Nie ma jeszcze czarnych skrzynek z rozbitego Airbusa

Nie ma jeszcze czarnych skrzynek z rozbitego Airbusa

Dodano:   /  Zmieniono: 
Nie ma na razie dostępu czarnych skrzynek Airbusa, który w czwartek awaryjnie wylądował na rzece Hudson w Nowym Jorku - poinformowała amerykańska rada ds. bezpieczeństwa transportu (NTSB).

Rzeczniczka tego urzędu, Kitty Higgins, powiedziała, że dwa silniki maszyny należącej do linii lotniczych US Airways oderwały się od samolotu i powinny się znajdować na dnie rzeki. Ich badanie wyjaśni przyczynę wypadku.

Nurkowie, naprowadzani przez sonary, starają się zlokalizować silniki; poszukiwania zaczęto od miejsca w którym zatonął samolot - mówiła.

Higgins podkreśliła, że odnalezienie silników jest nieodzowne by móc potwierdzić hipotezę o awarii samolotu spowodowanej przez ptaki.

Elementy kadłuba Airbusa utrzymywały się jeszcze w piątek na wodzie.

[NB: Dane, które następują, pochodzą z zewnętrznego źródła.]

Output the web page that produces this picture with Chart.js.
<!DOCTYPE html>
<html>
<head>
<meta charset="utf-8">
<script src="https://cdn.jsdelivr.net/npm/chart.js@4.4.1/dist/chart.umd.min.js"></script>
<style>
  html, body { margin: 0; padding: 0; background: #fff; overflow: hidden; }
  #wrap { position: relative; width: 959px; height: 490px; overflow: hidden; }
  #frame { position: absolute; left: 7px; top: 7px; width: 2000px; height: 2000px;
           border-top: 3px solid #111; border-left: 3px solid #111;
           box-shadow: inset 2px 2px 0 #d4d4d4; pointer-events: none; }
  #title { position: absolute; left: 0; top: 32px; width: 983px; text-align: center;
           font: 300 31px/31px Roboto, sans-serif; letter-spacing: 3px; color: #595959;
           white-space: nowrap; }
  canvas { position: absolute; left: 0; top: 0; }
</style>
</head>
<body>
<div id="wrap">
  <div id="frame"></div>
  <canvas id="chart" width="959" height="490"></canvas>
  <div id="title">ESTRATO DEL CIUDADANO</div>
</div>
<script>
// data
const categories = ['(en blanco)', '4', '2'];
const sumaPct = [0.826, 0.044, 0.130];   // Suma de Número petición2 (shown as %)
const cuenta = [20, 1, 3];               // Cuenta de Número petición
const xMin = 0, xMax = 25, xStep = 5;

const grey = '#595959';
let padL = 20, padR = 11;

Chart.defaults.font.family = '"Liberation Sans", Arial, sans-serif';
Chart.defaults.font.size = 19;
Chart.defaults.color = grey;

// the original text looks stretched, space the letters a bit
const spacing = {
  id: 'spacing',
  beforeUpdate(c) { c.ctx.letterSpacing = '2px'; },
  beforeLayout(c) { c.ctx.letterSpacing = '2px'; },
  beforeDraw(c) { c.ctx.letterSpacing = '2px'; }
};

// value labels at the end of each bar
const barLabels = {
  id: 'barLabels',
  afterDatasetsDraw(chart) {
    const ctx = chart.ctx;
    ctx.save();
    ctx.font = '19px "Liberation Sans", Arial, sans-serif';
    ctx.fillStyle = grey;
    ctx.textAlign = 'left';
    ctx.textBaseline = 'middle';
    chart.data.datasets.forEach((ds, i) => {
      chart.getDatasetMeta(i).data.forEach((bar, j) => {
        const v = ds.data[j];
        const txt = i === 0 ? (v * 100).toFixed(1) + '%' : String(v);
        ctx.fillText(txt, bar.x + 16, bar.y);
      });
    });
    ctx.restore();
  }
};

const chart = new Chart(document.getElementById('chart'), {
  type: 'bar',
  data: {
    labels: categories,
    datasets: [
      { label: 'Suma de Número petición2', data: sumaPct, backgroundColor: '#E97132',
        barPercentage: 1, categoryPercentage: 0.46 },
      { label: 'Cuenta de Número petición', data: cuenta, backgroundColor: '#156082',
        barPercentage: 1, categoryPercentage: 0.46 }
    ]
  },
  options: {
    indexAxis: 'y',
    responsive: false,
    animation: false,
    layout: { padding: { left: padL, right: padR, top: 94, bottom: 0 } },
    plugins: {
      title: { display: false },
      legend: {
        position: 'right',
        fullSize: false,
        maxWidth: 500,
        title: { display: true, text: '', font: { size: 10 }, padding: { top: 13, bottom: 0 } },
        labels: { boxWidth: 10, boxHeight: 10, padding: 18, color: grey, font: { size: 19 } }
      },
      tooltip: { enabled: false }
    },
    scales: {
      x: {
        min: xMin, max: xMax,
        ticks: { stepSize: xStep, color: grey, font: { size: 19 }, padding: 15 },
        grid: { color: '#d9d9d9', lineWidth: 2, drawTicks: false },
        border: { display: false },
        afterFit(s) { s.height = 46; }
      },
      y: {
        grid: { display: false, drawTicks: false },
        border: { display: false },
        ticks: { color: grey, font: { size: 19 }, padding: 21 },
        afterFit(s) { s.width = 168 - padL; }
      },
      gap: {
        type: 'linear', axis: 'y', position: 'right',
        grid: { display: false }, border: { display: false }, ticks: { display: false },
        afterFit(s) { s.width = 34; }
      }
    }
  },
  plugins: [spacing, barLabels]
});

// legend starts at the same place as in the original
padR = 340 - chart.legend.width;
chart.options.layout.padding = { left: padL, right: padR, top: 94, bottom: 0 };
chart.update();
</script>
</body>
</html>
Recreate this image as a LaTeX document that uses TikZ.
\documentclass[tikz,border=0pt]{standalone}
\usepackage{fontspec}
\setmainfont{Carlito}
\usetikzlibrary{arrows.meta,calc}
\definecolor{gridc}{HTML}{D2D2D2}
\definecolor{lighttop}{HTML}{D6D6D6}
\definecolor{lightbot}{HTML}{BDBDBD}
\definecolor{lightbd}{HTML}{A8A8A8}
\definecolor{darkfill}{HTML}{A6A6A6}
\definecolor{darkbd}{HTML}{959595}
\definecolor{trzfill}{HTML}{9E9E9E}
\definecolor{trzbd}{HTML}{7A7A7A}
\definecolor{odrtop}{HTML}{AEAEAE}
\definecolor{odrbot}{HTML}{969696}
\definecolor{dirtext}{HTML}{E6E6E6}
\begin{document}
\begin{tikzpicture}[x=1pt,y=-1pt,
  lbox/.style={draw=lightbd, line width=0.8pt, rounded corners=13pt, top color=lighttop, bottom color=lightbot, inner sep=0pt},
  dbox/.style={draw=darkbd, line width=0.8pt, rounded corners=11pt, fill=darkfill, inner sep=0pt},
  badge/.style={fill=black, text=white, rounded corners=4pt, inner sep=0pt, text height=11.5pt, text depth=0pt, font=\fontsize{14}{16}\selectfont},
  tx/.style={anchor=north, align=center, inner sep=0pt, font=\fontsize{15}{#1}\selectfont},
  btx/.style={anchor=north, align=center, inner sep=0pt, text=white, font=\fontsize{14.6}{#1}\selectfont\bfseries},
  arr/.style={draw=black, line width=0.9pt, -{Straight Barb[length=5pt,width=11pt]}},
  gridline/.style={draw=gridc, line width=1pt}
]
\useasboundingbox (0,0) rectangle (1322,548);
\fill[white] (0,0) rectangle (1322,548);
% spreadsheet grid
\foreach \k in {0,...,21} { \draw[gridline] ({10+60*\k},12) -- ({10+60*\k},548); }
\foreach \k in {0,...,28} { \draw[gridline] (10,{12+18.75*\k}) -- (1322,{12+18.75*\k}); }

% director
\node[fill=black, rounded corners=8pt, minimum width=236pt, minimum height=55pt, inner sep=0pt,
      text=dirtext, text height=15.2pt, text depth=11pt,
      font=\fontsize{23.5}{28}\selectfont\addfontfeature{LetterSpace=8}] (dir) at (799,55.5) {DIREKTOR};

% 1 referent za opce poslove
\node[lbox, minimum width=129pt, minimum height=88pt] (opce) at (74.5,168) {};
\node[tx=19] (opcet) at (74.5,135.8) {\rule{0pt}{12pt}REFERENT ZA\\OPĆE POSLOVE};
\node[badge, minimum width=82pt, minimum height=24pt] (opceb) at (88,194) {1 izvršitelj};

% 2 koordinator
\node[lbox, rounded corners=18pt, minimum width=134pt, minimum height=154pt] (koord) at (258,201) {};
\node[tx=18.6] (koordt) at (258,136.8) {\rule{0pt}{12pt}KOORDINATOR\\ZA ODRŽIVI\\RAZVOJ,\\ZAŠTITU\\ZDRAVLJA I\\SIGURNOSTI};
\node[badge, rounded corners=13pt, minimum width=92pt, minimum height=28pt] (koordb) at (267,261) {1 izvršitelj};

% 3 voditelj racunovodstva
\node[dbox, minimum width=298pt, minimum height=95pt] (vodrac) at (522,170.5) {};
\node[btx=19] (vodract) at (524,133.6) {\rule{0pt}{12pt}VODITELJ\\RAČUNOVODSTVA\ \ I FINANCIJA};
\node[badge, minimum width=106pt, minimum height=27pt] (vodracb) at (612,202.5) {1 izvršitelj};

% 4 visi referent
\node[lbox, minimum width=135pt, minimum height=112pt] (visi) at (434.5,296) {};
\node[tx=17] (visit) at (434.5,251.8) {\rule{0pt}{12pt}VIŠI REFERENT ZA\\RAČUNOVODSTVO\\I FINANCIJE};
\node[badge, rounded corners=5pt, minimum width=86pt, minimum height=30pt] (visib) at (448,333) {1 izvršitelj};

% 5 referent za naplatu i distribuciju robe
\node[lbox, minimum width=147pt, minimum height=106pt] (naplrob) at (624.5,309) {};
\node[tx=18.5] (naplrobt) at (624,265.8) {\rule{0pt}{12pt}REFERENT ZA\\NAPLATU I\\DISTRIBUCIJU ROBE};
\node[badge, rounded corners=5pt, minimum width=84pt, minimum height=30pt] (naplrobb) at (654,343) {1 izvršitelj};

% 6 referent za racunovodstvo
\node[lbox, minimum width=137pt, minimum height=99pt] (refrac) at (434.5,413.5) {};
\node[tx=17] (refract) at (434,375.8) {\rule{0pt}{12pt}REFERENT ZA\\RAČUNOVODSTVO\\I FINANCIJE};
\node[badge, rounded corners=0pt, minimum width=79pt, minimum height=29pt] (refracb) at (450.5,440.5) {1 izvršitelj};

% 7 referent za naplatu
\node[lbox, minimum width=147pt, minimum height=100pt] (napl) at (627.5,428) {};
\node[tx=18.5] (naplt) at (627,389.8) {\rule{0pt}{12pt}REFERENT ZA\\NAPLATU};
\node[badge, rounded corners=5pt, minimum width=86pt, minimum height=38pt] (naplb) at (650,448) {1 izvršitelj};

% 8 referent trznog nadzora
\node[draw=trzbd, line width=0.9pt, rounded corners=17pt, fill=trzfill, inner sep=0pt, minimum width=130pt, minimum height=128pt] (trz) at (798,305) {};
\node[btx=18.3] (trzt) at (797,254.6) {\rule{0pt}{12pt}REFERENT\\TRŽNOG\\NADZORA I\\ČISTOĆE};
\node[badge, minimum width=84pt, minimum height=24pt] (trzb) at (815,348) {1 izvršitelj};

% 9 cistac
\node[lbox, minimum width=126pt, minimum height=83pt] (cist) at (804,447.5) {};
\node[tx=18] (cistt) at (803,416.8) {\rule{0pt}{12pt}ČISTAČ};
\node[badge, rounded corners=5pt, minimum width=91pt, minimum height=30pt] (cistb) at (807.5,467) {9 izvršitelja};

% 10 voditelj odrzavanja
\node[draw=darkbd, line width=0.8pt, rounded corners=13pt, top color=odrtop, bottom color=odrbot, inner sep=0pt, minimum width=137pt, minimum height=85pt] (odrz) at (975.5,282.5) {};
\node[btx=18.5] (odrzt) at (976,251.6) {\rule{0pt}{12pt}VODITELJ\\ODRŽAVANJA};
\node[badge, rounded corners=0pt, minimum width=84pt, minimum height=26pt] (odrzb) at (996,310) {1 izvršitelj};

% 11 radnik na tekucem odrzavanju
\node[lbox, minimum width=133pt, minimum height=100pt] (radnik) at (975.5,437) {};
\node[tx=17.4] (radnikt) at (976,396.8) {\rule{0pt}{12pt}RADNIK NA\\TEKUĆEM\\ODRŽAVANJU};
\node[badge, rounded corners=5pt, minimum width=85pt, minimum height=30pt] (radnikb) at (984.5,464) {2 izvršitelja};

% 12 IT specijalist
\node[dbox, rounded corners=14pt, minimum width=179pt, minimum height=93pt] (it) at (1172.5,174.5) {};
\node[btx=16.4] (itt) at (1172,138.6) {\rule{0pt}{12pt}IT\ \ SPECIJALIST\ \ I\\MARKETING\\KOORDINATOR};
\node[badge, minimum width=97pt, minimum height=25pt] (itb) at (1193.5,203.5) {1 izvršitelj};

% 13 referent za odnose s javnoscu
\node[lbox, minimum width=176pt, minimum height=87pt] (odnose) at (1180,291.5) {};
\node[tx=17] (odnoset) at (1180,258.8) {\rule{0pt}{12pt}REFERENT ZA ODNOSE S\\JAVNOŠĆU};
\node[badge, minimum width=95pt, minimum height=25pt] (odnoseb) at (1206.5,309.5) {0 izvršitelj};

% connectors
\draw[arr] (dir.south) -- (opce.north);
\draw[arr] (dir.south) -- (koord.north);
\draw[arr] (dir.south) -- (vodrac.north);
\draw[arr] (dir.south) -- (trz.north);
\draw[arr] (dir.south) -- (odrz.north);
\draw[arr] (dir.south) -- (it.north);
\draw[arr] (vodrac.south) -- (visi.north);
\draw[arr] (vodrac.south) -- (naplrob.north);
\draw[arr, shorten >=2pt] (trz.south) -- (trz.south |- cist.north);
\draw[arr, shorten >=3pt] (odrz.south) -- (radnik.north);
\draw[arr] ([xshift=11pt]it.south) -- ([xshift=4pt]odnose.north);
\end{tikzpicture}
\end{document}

Specjaliści prowadzący śledztwo w sprawie awarii samolotu mieli początkowo zamiar wyłowić je w piątek, ale plan został przesunięty na sobotę rano czasu lokalnego.

Wyjątkowo niska temperatura wody oraz prądy utrudniają próby dotarcia do  czarnych skrzynek oraz magnetofonu z nagraniami rozmów załogi samolotu z wieżą kontrolną, które znajdowały się w pobliżu ogona maszyny. Zdaniem Higgins odzyskanie czarnych skrzynek będzie możliwe, gdy szczątki samolotu zostaną wydobyte z rzeki Hudson.

Specjaliści prowadzący śledztwo rozmawiali w piątek z załogą Airbusa. W  sobotę spotkają się z jego kapitanem, Chesleyem Sullenbergerem.

Niezwykłe opanowanie i zręczność Sullenbergera uratowały życie 155 osób, które znajdowały się na pokładzie samolotu.

Prezydent George W. Bush pogratulował w piątek osobiście kapitanowi w  rozmowie telefonicznej.